After hearing Couch, I think that a funny thing would be for them to tour with the group Fridge. While one of them is named after a kitchen appliance and the other is named after a piece of furniture, they're still similar enough in terms of household items that it would make for an interesting marquee alone. Likewise, while their sounds are somewhat similar in that the both inhabit some of the same post rock haunts, they both go in different directions and are interesting for their own particular reasons. Couch is kind of like the less-experimental cousin to Fridge, and their music is some of the tighest and cleanest I've heard in the genre. With keyboards, drums, a bass, and guitar, the foursome has put together great, electronic-infused pop-rock album on which nobody says a word.

The album starts out on solid footing with "Ich Bei Davor." With some echoed-out drumming and interplay between the bass and guitar before the keyboard comes in and drops a three note melody for awhile.
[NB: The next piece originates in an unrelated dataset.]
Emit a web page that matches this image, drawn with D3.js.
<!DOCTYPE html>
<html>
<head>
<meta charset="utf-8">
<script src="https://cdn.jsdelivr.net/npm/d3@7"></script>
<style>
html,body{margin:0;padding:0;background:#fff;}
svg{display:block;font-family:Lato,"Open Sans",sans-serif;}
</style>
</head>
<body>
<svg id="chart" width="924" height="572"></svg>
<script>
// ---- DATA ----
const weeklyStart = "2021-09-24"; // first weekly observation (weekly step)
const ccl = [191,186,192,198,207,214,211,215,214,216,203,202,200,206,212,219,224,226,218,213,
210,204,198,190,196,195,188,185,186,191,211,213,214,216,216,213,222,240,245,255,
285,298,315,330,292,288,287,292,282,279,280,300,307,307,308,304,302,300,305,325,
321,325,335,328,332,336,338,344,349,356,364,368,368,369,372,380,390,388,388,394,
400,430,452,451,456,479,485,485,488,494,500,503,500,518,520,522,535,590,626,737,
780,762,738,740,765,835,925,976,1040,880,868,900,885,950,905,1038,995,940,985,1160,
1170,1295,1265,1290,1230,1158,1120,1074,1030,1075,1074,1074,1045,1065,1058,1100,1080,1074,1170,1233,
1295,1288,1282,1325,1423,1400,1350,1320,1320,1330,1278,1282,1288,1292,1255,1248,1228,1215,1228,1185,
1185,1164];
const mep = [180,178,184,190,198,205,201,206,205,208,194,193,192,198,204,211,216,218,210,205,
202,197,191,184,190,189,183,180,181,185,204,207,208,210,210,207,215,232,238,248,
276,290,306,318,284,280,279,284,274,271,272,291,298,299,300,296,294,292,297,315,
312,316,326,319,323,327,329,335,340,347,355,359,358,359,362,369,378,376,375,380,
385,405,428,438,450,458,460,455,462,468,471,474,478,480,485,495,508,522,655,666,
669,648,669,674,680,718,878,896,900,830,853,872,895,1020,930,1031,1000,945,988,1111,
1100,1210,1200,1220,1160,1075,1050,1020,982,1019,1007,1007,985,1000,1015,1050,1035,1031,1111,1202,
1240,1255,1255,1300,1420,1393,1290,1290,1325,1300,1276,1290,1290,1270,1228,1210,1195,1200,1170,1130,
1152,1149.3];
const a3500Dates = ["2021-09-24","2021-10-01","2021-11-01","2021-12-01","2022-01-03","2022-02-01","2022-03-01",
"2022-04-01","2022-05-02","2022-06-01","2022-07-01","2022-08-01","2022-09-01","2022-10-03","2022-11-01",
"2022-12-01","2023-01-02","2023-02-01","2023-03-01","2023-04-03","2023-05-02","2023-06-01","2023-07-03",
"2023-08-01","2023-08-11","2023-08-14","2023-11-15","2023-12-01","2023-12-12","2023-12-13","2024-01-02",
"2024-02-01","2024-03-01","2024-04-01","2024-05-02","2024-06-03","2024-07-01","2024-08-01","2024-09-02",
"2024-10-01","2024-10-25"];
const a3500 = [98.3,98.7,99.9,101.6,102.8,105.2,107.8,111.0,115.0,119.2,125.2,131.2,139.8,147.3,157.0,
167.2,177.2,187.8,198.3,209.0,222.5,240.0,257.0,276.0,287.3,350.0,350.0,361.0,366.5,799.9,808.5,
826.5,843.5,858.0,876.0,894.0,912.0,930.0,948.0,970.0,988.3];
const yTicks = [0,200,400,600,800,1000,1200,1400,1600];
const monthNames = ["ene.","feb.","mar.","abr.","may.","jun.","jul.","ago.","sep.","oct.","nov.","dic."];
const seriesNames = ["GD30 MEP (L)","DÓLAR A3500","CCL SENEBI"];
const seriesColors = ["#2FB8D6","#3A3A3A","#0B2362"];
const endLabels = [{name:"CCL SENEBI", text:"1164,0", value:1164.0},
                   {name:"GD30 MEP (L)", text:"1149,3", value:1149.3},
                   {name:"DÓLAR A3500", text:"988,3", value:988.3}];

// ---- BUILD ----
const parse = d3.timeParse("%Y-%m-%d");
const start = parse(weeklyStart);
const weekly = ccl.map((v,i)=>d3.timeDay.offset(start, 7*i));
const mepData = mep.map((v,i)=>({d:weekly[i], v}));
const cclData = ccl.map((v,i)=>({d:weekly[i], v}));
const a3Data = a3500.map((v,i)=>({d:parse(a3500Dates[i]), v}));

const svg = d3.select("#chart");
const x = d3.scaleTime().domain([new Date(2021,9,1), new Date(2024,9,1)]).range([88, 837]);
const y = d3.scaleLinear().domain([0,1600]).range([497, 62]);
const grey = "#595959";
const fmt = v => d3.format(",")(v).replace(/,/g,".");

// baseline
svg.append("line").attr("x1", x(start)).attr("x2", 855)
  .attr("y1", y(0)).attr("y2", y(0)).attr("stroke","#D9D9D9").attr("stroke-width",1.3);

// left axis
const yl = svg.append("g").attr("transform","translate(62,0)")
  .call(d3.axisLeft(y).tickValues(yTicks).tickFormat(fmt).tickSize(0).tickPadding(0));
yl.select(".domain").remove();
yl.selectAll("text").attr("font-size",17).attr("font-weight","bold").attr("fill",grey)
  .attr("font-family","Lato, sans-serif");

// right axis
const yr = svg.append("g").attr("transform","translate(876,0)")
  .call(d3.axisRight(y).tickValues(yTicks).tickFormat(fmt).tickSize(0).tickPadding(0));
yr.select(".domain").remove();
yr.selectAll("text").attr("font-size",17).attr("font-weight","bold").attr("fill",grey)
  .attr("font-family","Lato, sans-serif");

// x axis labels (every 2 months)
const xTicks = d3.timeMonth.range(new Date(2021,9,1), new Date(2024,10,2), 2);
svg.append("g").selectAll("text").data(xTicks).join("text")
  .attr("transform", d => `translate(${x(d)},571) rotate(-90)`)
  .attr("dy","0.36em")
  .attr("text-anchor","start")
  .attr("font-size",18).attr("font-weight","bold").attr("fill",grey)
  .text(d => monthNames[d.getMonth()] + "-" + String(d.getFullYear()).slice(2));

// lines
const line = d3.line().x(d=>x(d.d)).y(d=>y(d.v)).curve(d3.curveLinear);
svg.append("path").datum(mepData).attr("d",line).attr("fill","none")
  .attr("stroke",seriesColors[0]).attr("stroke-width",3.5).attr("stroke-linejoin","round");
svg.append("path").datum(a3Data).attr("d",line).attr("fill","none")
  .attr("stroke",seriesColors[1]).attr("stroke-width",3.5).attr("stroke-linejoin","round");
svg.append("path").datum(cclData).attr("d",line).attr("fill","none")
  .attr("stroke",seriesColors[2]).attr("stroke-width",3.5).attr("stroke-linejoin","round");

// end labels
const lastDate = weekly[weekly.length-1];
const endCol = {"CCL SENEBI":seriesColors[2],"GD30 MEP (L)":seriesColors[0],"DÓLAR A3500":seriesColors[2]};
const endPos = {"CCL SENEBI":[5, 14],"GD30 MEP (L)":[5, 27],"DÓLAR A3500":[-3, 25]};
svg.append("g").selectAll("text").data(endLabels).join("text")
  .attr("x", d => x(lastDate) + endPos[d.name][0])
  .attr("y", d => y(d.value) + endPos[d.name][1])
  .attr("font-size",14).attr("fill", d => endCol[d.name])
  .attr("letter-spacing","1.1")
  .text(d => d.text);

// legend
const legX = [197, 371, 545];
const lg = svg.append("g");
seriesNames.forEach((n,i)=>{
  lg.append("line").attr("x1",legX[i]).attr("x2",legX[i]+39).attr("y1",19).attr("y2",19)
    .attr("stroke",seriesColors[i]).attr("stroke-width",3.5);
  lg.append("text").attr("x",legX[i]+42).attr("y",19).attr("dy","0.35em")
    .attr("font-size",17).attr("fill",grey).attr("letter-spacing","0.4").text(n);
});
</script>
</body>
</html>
After about a minute of what seems like slightly wandering playing, the four instruments pull together like someone tightening a seam and things start moving along at almost a giddy pace. If the first track was leaning more to the pop side of things, track two ("Slogan") leans more to the rock side with a fair amount of growl in the guitars and a bit more of a fever in the drums. There are several parts in the track where it drops off to nothing more than a quiet keyboard hi-hat skitter, then the track always leaps off again with enough of an edge to twist your arm into a bit of air-guitaring.
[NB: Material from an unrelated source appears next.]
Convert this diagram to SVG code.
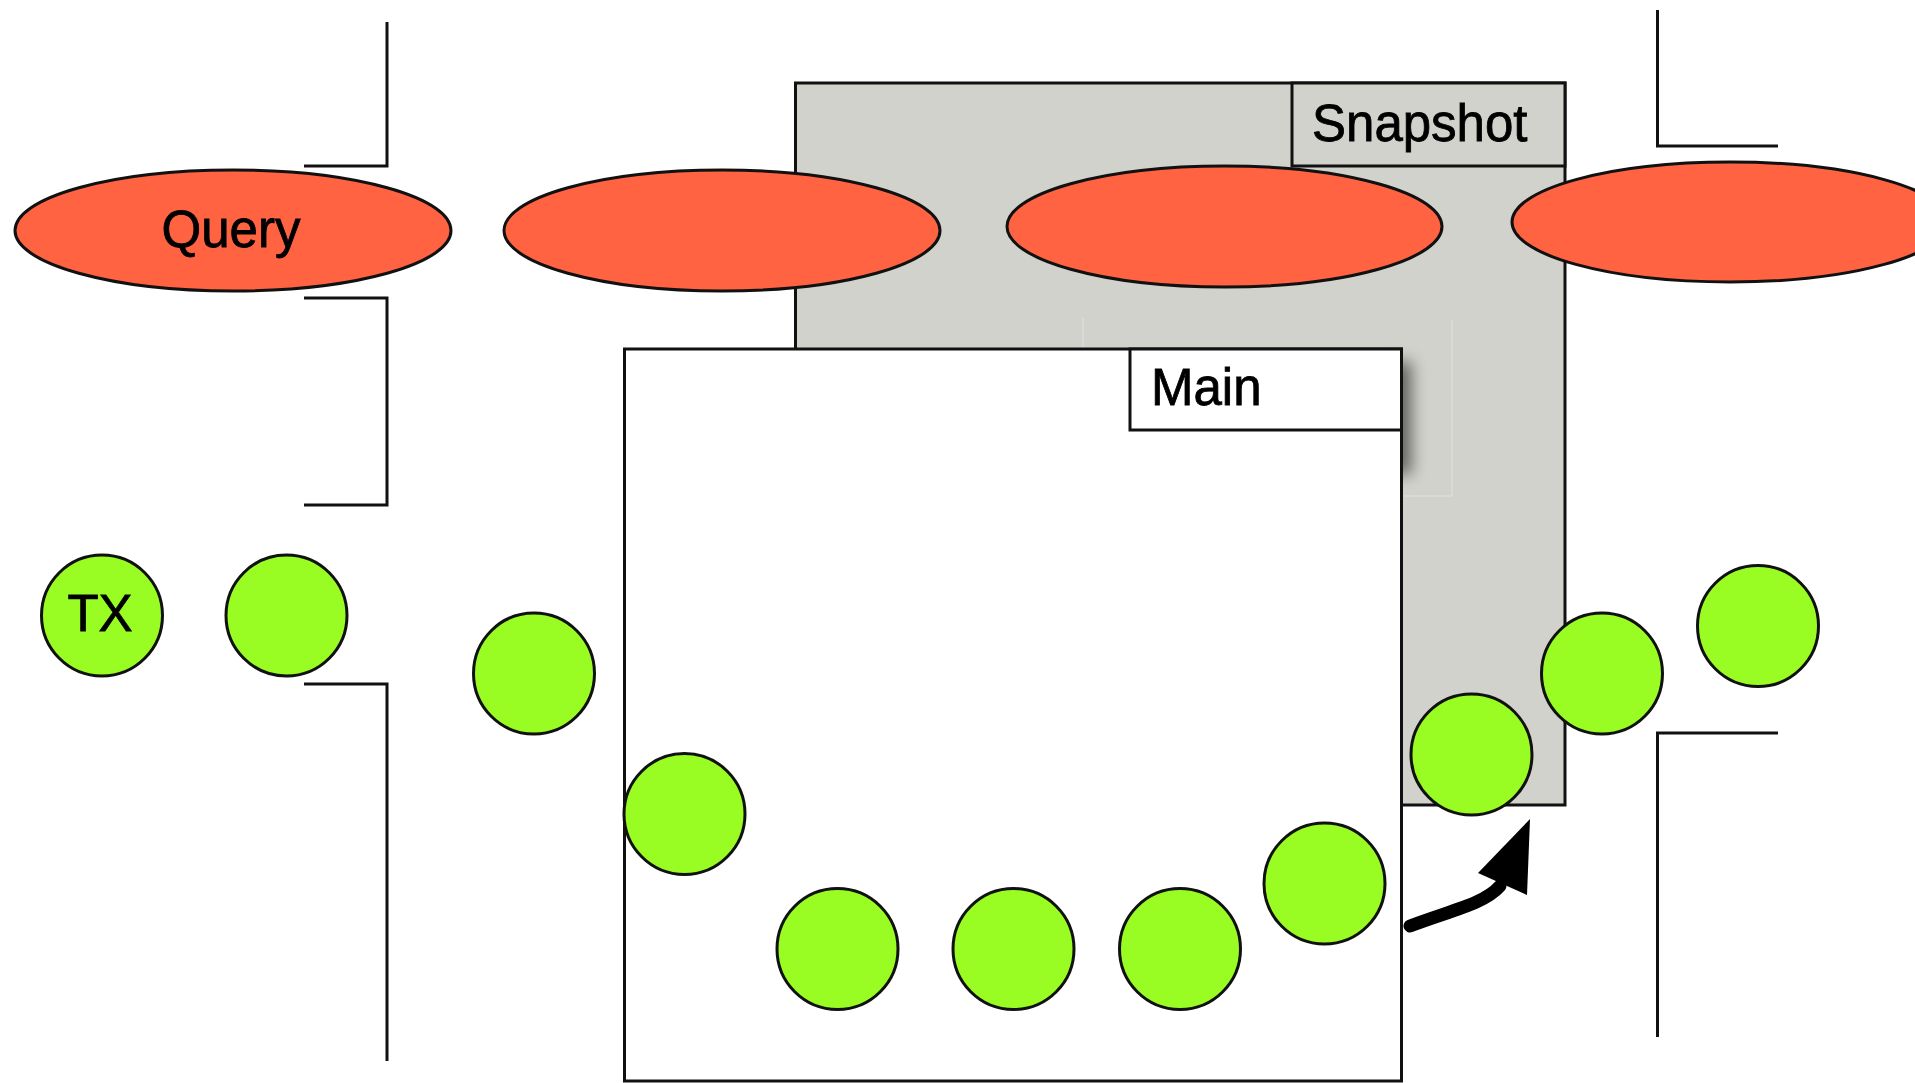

The group also takes an approach on a couple tracks that resembles Tortoise, like on the quiet and chiming "Heimweg 78" and the soft electronic plunks and guitar strummings on "Ubrig." It tends to resemble the work of the Tortoise side-project Directions In Music even more than the main group, but the more inventive percussion and less of a pop music structure sort of lend itself to both groups. The group even rocks out proudly loudly to close out the release on the song, "Gegen Den" (which is also the longest track on the disc). After opening with nearly a minute of impending drums and guitar, things drop off into nice play between the guitar and bass again before the group locks into another nice groove.
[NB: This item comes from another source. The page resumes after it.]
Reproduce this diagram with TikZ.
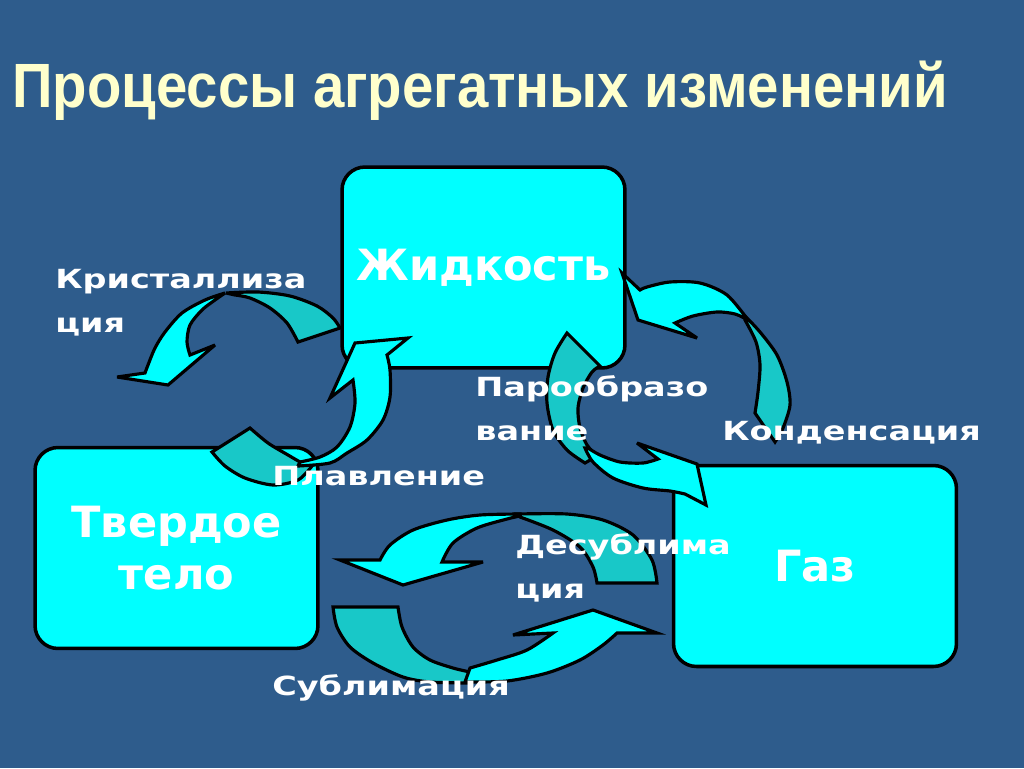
\documentclass[tikz,border=0pt]{standalone}
\usepackage{fontspec}
\setmainfont{DejaVu Sans}
\newfontfamily\titlefont{Liberation Sans}[FakeStretch=0.9]
\newfontfamily\labelfont{DejaVu Sans}[FakeStretch=1.27]

% curved arrows: back face (tail) and front face (head) of each
\def\crystback{plot[smooth] coordinates {(340,328) (333,318) (317,306) (290,296) (258,292) (226,293)} -- plot[smooth] coordinates {(235,295) (250,298) (270,308) (287,323) (298,342)} -- cycle}
\def\crystfront{plot[smooth] coordinates {(225,293) (205,300) (182,313) (165,332) (155,348) (148,365) (145,373)} -- (117,377) -- (168,385) -- (215,345) -- (190,355) -- plot[smooth] coordinates {(190,355) (187,342) (190,325) (202,310) (215,300) (225,293)} -- cycle}
\def\meltback{plot[smooth] coordinates {(212,452) (225,466) (245,478) (273,485) (298,480) (312,466)} -- plot[smooth] coordinates {(300,462) (288,455) (268,443) (250,428)} -- cycle}
\def\meltfront{plot[smooth] coordinates {(298,466) (330,463) (347,453) (367,440) (383,420) (390,397) (390,370) (387,355)} -- (408,338) -- (355,343) -- (330,398) -- (353,380) -- plot[smooth] coordinates {(353,380) (355,403) (350,427) (337,447) (320,457) (300,462)} -- cycle}
\def\condback{plot[smooth] coordinates {(745,316) (760,332) (777,355) (787,382) (790,405) (783,428) (775,442)} -- plot[smooth] coordinates {(755,413) (758,392) (760,365) (756,342) (745,320)} -- cycle}
\def\condfront{plot[smooth] coordinates {(640,290) (647,287) (670,282) (700,283) (727,295) (748,320)} -- plot[smooth] coordinates {(748,320) (735,314) (717,312) (693,316) (675,323)} -- (697,338) -- (638,320) -- (622,273) -- cycle}
\def\vapback{plot[smooth] coordinates {(567,333) (555,353) (548,377) (547,403) (553,430) (567,450) (585,463)} -- plot[smooth] coordinates {(597,456) (587,445) (580,428) (578,408) (583,388) (592,372) (600,366)} -- cycle}
\def\vapfront{plot[smooth] coordinates {(585,448) (593,462) (613,478) (643,488) (670,491) (685,494)} -- (706,505) -- (697,464) -- (637,443) -- (658,459) -- plot[smooth] coordinates {(658,459) (643,463) (620,462) (600,455) (588,448)} -- cycle}
\def\desubback{plot[smooth] coordinates {(657,583) (652,560) (633,535) (603,520) (567,514) (517,514)} -- plot[smooth] coordinates {(520,517) (553,530) (580,547) (593,567) (597,583)} -- cycle}
\def\desubfront{plot[smooth] coordinates {(520,514) (480,515) (447,520) (413,530) (390,545) (380,560)} -- (340,560) -- (403,585) -- (483,562) -- (442,562) -- plot[smooth] coordinates {(442,562) (453,543) (477,528) (507,519) (520,516)} -- cycle}
\def\subback{plot[smooth] coordinates {(333,607) (337,627) (350,647) (373,663) (403,677) (430,682) (470,683)} -- plot[smooth] coordinates {(470,672) (453,668) (430,660) (413,647) (402,627) (398,607)} -- cycle}
\def\subfront{plot[smooth] coordinates {(465,682) (507,681) (547,673) (580,660) (603,645) (617,633)} -- (657,633) -- (593,610) -- (513,635) -- (553,633) -- plot[smooth] coordinates {(553,633) (527,650) (497,660) (470,668)} -- cycle}

\definecolor{slide blue}{RGB}{46,92,140}
\definecolor{front face}{RGB}{0,255,255}
\definecolor{back face}{RGB}{24,200,200}
\definecolor{title yellow}{RGB}{255,255,204}
\tikzset{phase/.style={draw=black, line width=2pt, fill=front face, rounded corners=0.46cm,
        minimum width=5.66cm, minimum height=4.02cm, inner sep=0pt, text=white, align=center,
        font=\bfseries\fontsize{24.5pt}{30pt}\selectfont},
    frontface/.style={fill=front face, draw=black, line width=1.8pt, miter limit=6},
    backface/.style={fill=back face, draw=black, line width=1.8pt, miter limit=6},
    process/.style={text=white, inner sep=0pt, anchor=base west, align=left,
        font=\labelfont\bfseries\fontsize{15pt}{25pt}\selectfont}}

\begin{document}
\begin{tikzpicture}[x=0.02cm, y=-0.02cm]
    \useasboundingbox (0,0) rectangle (1024,768);
    \fill[slide blue] (0,0) rectangle (1024,768);

    \node[anchor=base west, inner sep=0pt, text=title yellow,
        font=\titlefont\bfseries\fontsize{35.6pt}{40pt}\selectfont] (title) at (12,107) {Процессы агрегатных изменений};

    \node[phase] (liquid) at (483.5,267.5) {Жидкость};
    \node[phase] (solid) at (176.5,548) {Твердое\\тело};
    \node[phase] (gas) at (815,566) {Газ};

    \draw[backface] \crystback;
    \draw[frontface] \crystfront;
    \draw[backface] \meltback;
    \draw[frontface] \meltfront;
    \draw[backface] \condback;
    \draw[frontface] \condfront;
    \draw[backface] \vapback;
    \draw[frontface] \vapfront;
    \draw[backface] \desubback;
    \draw[frontface] \desubfront;
    \draw[backface] \subback;
    \draw[frontface] \subfront;

    % multi-line labels: base is the last line
    \node[process] (crystlabel) at (55,332) {Кристаллиза\\ция};
    \node[process] (meltlabel) at (272,485) {Плавление};
    \node[process] (vaplabel) at (475,440) {Парообразо\\вание};
    \node[process] (condlabel) at (722,440) {Конденсация};
    \node[process] (desublabel) at (515,598) {Десублима\\ция};
    \node[process] (sublabel) at (272,695) {Сублимация};
\end{tikzpicture}
\end{document}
While the group has been around since 1995, this is their third full-length release and they're already planning another one for less than a year away. With nearly all the members being in other bands as well as this one and the more crowded market in terms of music that they're playing, it will be interesting to see which direction they go. Either that, or they'll stay in nearly the exact same place, which isn't too bad of a spot either. If you're looking for a more conventional post rock outfit that has a touch of an electronic sound, but mainly sticks to the more classic instruments, this is the group for you.